» **Requirement**
Omit pictures and quote the listing below line by line, from its start through the line that holds "area_fraction = [0.0349, 0.0454, 0.0565]".

» **Information shown**
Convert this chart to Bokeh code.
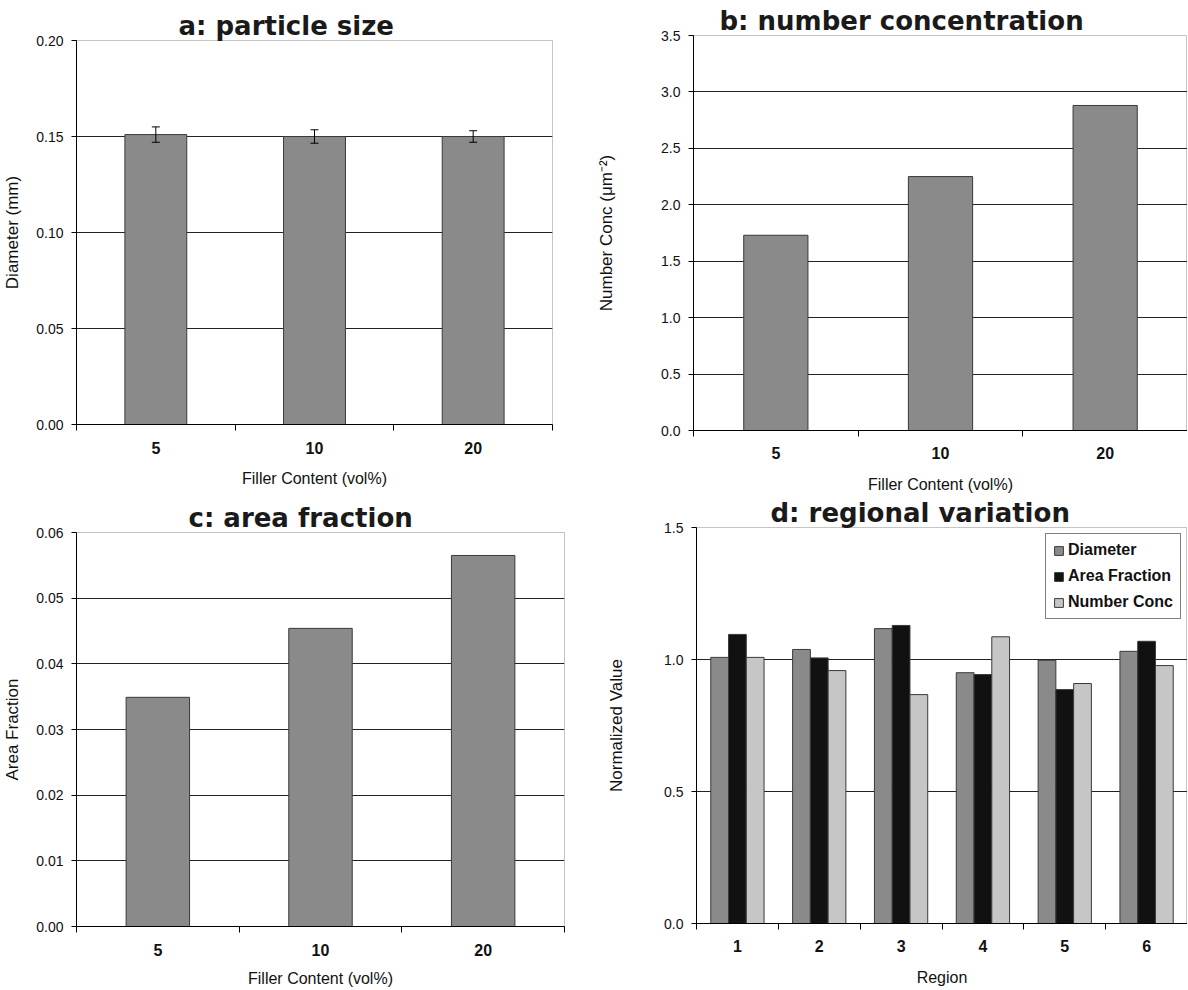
from bokeh.plotting import figure
from bokeh.models import (Range1d, FixedTicker, NumeralTickFormatter,
                          Whisker, TeeHead, ColumnDataSource)
from bokeh.layouts import column, row
from bokeh.embed import file_html
from bokeh.resources import INLINE

FONT = "Liberation Sans"
TITLE_FONT = "DejaVu Sans"

# ---------------- data ----------------
filler = ["5", "10", "20"]
diameter_mm = [0.151, 0.150, 0.150]
diameter_err = [0.004, 0.0035, 0.003]
number_conc = [1.73, 2.25, 2.88]
area_fraction = [0.0349, 0.0454, 0.0565]

regions = ["1", "2", "3", "4", "5", "6"]
reg_diameter = [1.008, 1.038, 1.117, 0.950, 0.997, 1.031]
reg_area = [1.095, 1.006, 1.129, 0.943, 0.886, 1.069]
reg_number = [1.008, 0.958, 0.867, 1.086, 0.909, 0.977]
series_names = ["Diameter", "Area Fraction", "Number Conc"]

titles = ["a:  particle size", "b:  number concentration",
          "c:  area fraction", "d:  regional variation"]

BAR = "#8a8a8a"
BAR_LINE = "#3a3a3a"
SERIES_COLORS = ["#8a8a8a", "#111111", "#c6c6c6"]
TEXT = "#111111"


def make_fig(title, title_offset, width, height, ml, mr, mt, mb,
             cats, ymax, ystep, fmt, xlabel, ylabel, ylab_standoff,
             xtick_standoff, xlab_standoff):
    n = len(cats)
    p = figure(width=width, height=height, x_range=Range1d(0, n),
               y_range=Range1d(0, ymax), output_backend="svg",
               toolbar_location=None, min_border_left=ml, min_border_right=mr,
               min_border_top=mt, min_border_bottom=mb, title=title,
               background_fill_color="white", border_fill_color="white")
    # title
    p.title.text_font = TITLE_FONT
    p.title.text_font_size = "26px"
    p.title.text_font_style = "bold"
    p.title.text_color = "#1a1a1a"
    p.title.align = "left"
    p.title.offset = title_offset
    p.title.standoff = 0
    # dotted plot-area border
    p.outline_line_color = "#8a8a8a"
    p.outline_line_dash = "1 1"
    p.outline_line_width = 1
    nt = int(round(ymax / ystep))
    yticks = [round(i * ystep, 6) for i in range(nt + 1)]
    centers = [i + 0.5 for i in range(n)]
    # x axis
    xa = p.xaxis[0]
    xa.ticker = FixedTicker(ticks=centers, minor_ticks=list(range(n + 1)))
    xa.major_label_overrides = {c: lab for c, lab in zip(centers, cats)}
    xa.major_tick_out = 0
    xa.major_tick_in = 0
    xa.minor_tick_out = 6
    xa.minor_tick_in = 0
    xa.minor_tick_line_color = "black"
    xa.axis_line_color = "black"
    xa.major_label_text_font = FONT
    xa.major_label_text_font_size = "16px"
    xa.major_label_text_font_style = "bold"
    xa.major_label_text_color = TEXT
    xa.major_label_standoff = xtick_standoff
    xa.axis_label = xlabel
    xa.axis_label_text_font = FONT
    xa.axis_label_text_font_size = "16px"
    xa.axis_label_text_font_style = "normal"
    xa.axis_label_text_color = TEXT
    xa.axis_label_standoff = xlab_standoff
    # y axis
    ya = p.yaxis[0]
    ya.ticker = FixedTicker(ticks=yticks)
    ya.formatter = NumeralTickFormatter(format=fmt)
    ya.major_tick_out = 5
    ya.major_tick_in = 0
    ya.minor_tick_line_color = None
    ya.axis_line_color = "black"
    ya.major_label_text_font = FONT
    ya.major_label_text_font_size = "14px"
    ya.major_label_text_color = TEXT
    ya.major_label_standoff = 8
    ya.axis_label = ylabel
    ya.axis_label_text_font = FONT
    ya.axis_label_text_font_size = "17px"
    ya.axis_label_text_font_style = "normal"
    ya.axis_label_text_color = TEXT
    ya.axis_label_standoff = ylab_standoff
    # grid
    p.xgrid.grid_line_color = None
    p.ygrid.ticker = FixedTicker(ticks=yticks[1:-1])
    p.ygrid.grid_line_color = "#222222"
    p.ygrid.grid_line_width = 1
    return p, centers


# ---------------- panel a ----------------
pa, ca = make_fig(titles[0], 102, 594, 495, 76, 42, 40, 71, filler, 0.20, 0.05,
                  "0.00", "Filler Content (vol%)", "Diameter (mm)", 11, 11, 13)
pa.vbar(x=ca, top=diameter_mm, width=0.39, fill_color=BAR, line_color=BAR_LINE)
err_src = ColumnDataSource(dict(x=ca,
                                lower=[v - e for v, e in zip(diameter_mm, diameter_err)],
                                upper=[v + e for v, e in zip(diameter_mm, diameter_err)]))
pa.add_layout(Whisker(source=err_src, base="x", lower="lower", upper="upper",
                      line_color="black", line_width=1, level="overlay",
                      lower_head=TeeHead(size=8, line_color="black"),
                      upper_head=TeeHead(size=8, line_color="black")))

# ---------------- panel b ----------------
pb, cb = make_fig(titles[1], 26, 593, 495, 96, 0, 35, 65, filler, 3.5, 0.5,
                  "0.0", "Filler Content (vol%)",
                  "Number Conc (\u03bcm\u207b\u00b2)", 42, 10, 14)
pb.vbar(x=cb, top=number_conc, width=0.39, fill_color=BAR, line_color=BAR_LINE)

# ---------------- panel c ----------------
pc, cc = make_fig(titles[2], 112, 594, 494, 76, 30, 37, 63, filler, 0.06, 0.01,
                  "0.00", "Filler Content (vol%)", "Area Fraction", 11, 11, 11)
pc.vbar(x=cc, top=area_fraction, width=0.39, fill_color=BAR, line_color=BAR_LINE)

# ---------------- panel d ----------------
pd_, cd = make_fig(titles[3], 74, 593, 494, 102, 0, 32, 66, regions, 1.5, 0.5,
                   "0.0", "Region", "Normalized Value", 35, 10, 14)
bw = 0.217
for k, (vals, name, col) in enumerate(zip([reg_diameter, reg_area, reg_number],
                                          series_names, SERIES_COLORS)):
    xs = [c + (k - 1) * bw for c in cd]
    pd_.vbar(x=xs, top=vals, width=bw, fill_color=col, line_color=BAR_LINE,
             legend_label=name)
lg = pd_.legend[0]
lg.location = (349, 304)
lg.margin = 0
lg.padding = 7
lg.spacing = 8
lg.border_line_color = "black"
lg.border_line_width = 1
lg.background_fill_color = "white"
lg.background_fill_alpha = 1
lg.label_text_font = FONT
lg.label_text_font_size = "16px"
lg.label_text_font_style = "bold"
lg.label_text_color = TEXT
lg.glyph_width = 11
lg.glyph_height = 11
lg.label_height = 17
lg.label_standoff = 4

# each figure wrapped in its own column so that a row does not align frames
layout = column(row(column(pa), column(pb)), row(column(pc), column(pd_)))
open("out.html", "w").write(file_html(layout, INLINE))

» **Response for this exercise**
Convert this chart to Bokeh code.
from bokeh.plotting import figure
from bokeh.models import (Range1d, FixedTicker, NumeralTickFormatter,
                          Whisker, TeeHead, ColumnDataSource)
from bokeh.layouts import column, row
from bokeh.embed import file_html
from bokeh.resources import INLINE

FONT = "Liberation Sans"
TITLE_FONT = "DejaVu Sans"

# ---------------- data ----------------
filler = ["5", "10", "20"]
diameter_mm = [0.151, 0.150, 0.150]
diameter_err = [0.004, 0.0035, 0.003]
number_conc = [1.73, 2.25, 2.88]
area_fraction = [0.0349, 0.0454, 0.0565]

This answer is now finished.